**SOURCE DATA**

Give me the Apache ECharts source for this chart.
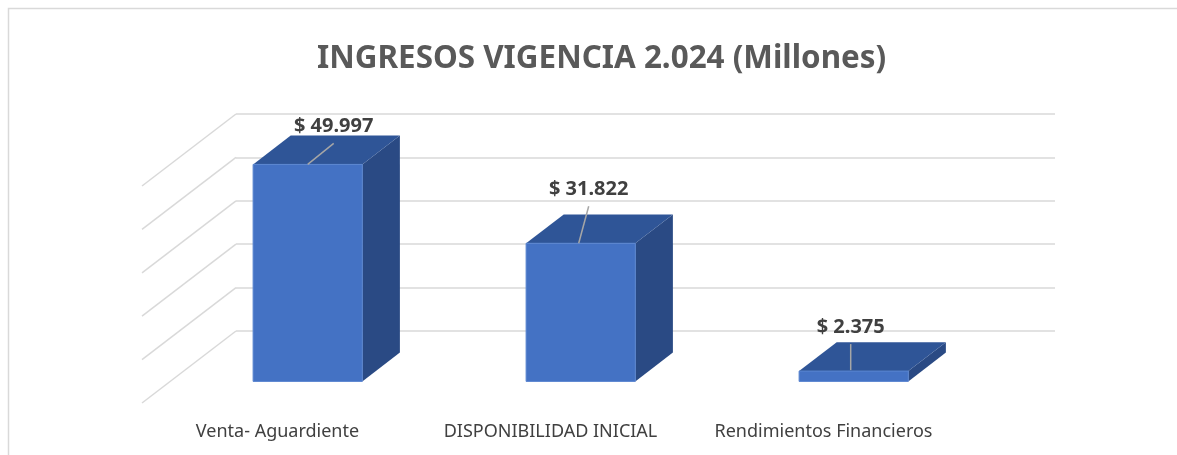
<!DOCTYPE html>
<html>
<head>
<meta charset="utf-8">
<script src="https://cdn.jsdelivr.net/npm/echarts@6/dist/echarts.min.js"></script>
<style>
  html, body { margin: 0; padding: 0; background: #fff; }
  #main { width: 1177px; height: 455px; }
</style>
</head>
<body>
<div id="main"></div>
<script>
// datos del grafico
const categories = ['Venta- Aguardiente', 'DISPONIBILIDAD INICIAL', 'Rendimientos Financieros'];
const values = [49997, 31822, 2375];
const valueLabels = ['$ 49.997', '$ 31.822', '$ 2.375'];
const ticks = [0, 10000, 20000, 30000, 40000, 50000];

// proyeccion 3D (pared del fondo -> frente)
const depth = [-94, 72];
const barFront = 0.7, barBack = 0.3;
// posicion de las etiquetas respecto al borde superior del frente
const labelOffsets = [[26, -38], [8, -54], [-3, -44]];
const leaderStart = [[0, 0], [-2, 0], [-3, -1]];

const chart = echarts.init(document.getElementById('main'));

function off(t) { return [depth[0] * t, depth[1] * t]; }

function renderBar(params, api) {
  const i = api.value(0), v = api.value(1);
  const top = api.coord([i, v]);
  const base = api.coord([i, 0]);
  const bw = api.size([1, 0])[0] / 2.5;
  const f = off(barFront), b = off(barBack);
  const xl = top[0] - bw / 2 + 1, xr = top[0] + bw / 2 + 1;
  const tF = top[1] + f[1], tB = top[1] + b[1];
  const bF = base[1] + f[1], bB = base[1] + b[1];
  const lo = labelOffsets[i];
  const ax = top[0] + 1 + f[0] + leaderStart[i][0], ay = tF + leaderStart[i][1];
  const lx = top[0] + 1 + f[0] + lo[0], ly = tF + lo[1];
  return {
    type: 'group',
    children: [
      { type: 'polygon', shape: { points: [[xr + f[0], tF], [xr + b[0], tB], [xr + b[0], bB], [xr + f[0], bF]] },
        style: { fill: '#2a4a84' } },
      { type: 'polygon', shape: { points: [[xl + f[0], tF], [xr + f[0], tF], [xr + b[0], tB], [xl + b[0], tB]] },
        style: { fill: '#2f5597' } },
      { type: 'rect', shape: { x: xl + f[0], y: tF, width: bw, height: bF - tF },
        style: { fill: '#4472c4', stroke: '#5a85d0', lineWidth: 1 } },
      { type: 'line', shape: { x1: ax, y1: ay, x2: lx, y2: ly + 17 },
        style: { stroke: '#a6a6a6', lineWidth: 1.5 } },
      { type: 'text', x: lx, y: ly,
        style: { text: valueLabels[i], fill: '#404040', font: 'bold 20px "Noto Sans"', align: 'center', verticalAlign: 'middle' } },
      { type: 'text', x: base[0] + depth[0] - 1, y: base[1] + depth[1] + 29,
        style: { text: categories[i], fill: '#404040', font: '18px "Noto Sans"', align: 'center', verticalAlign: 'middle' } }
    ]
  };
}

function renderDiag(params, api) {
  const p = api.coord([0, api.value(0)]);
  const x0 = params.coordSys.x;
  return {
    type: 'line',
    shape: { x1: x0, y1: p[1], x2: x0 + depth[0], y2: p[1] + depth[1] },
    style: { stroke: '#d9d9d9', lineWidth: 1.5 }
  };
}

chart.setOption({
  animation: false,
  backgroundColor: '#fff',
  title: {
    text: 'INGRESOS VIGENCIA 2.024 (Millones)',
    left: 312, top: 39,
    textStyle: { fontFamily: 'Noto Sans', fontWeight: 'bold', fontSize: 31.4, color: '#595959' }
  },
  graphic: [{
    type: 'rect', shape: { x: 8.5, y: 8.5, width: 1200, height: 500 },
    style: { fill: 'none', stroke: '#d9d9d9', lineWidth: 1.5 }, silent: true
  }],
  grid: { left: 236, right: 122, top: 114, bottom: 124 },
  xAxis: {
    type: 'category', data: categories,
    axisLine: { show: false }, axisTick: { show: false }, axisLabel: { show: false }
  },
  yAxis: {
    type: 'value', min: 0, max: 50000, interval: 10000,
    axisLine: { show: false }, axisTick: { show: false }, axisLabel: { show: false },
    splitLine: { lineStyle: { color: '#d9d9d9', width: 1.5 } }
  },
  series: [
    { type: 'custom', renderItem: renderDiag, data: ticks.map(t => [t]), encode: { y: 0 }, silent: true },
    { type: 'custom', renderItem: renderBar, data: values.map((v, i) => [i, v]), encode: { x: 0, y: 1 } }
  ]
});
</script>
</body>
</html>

**WHAT TO WORK ON**
Write out each line again precisely as it appears, skipping every picture.

**WRITTEN ANSWER**
Give me the Apache ECharts source for this chart.
<!DOCTYPE html>
<html>
<head>
<meta charset="utf-8">
<script src="https://cdn.jsdelivr.net/npm/echarts@6/dist/echarts.min.js"></script>
<style>
  html, body { margin: 0; padding: 0; background: #fff; }
  #main { width: 1177px; height: 455px; }
</style>
</head>
<body>
<div id="main"></div>
<script>
// datos del grafico
const categories = ['Venta- Aguardiente', 'DISPONIBILIDAD INICIAL', 'Rendimientos Financieros'];
const values = [49997, 31822, 2375];
const valueLabels = ['$ 49.997', '$ 31.822', '$ 2.375'];
const ticks = [0, 10000, 20000, 30000, 40000, 50000];

// proyeccion 3D (pared del fondo -> frente)
const depth = [-94, 72];
const barFront = 0.7, barBack = 0.3;
// posicion de las etiquetas respecto al borde superior del frente
const labelOffsets = [[26, -38], [8, -54], [-3, -44]];
const leaderStart = [[0, 0], [-2, 0], [-3, -1]];

const chart = echarts.init(document.getElementById('main'));

function off(t) { return [depth[0] * t, depth[1] * t]; }

function renderBar(params, api) {
  const i = api.value(0), v = api.value(1);
  const top = api.coord([i, v]);
  const base = api.coord([i, 0]);
  const bw = api.size([1, 0])[0] / 2.5;
  const f = off(barFront), b = off(barBack);
  const xl = top[0] - bw / 2 + 1, xr = top[0] + bw / 2 + 1;
  const tF = top[1] + f[1], tB = top[1] + b[1];
  const bF = base[1] + f[1], bB = base[1] + b[1];
  const lo = labelOffsets[i];
  const ax = top[0] + 1 + f[0] + leaderStart[i][0], ay = tF + leaderStart[i][1];
  const lx = top[0] + 1 + f[0] + lo[0], ly = tF + lo[1];
  return {
    type: 'group',
    children: [
      { type: 'polygon', shape: { points: [[xr + f[0], tF], [xr + b[0], tB], [xr + b[0], bB], [xr + f[0], bF]] },
        style: { fill: '#2a4a84' } },
      { type: 'polygon', shape: { points: [[xl + f[0], tF], [xr + f[0], tF], [xr + b[0], tB], [xl + b[0], tB]] },
        style: { fill: '#2f5597' } },
      { type: 'rect', shape: { x: xl + f[0], y: tF, width: bw, height: bF - tF },
        style: { fill: '#4472c4', stroke: '#5a85d0', lineWidth: 1 } },
      { type: 'line', shape: { x1: ax, y1: ay, x2: lx, y2: ly + 17 },
        style: { stroke: '#a6a6a6', lineWidth: 1.5 } },
      { type: 'text', x: lx, y: ly,
        style: { text: valueLabels[i], fill: '#404040', font: 'bold 20px "Noto Sans"', align: 'center', verticalAlign: 'middle' } },
      { type: 'text', x: base[0] + depth[0] - 1, y: base[1] + depth[1] + 29,
        style: { text: categories[i], fill: '#404040', font: '18px "Noto Sans"', align: 'center', verticalAlign: 'middle' } }
    ]
  };
}

function renderDiag(params, api) {
  const p = api.coord([0, api.value(0)]);
  const x0 = params.coordSys.x;
  return {
    type: 'line',
    shape: { x1: x0, y1: p[1], x2: x0 + depth[0], y2: p[1] + depth[1] },
    style: { stroke: '#d9d9d9', lineWidth: 1.5 }
  };
}

chart.setOption({
  animation: false,
  backgroundColor: '#fff',
  title: {
    text: 'INGRESOS VIGENCIA 2.024 (Millones)',
    left: 312, top: 39,
    textStyle: { fontFamily: 'Noto Sans', fontWeight: 'bold', fontSize: 31.4, color: '#595959' }
  },
  graphic: [{
    type: 'rect', shape: { x: 8.5, y: 8.5, width: 1200, height: 500 },
    style: { fill: 'none', stroke: '#d9d9d9', lineWidth: 1.5 }, silent: true
  }],
  grid: { left: 236, right: 122, top: 114, bottom: 124 },
  xAxis: {
    type: 'category', data: categories,
    axisLine: { show: false }, axisTick: { show: false }, axisLabel: { show: false }
  },
  yAxis: {
    type: 'value', min: 0, max: 50000, interval: 10000,
    axisLine: { show: false }, axisTick: { show: false }, axisLabel: { show: false },
    splitLine: { lineStyle: { color: '#d9d9d9', width: 1.5 } }
  },
  series: [
    { type: 'custom', renderItem: renderDiag, data: ticks.map(t => [t]), encode: { y: 0 }, silent: true },
    { type: 'custom', renderItem: renderBar, data: values.map((v, i) => [i, v]), encode: { x: 0, y: 1 } }
  ]
});
</script>
</body>
</html>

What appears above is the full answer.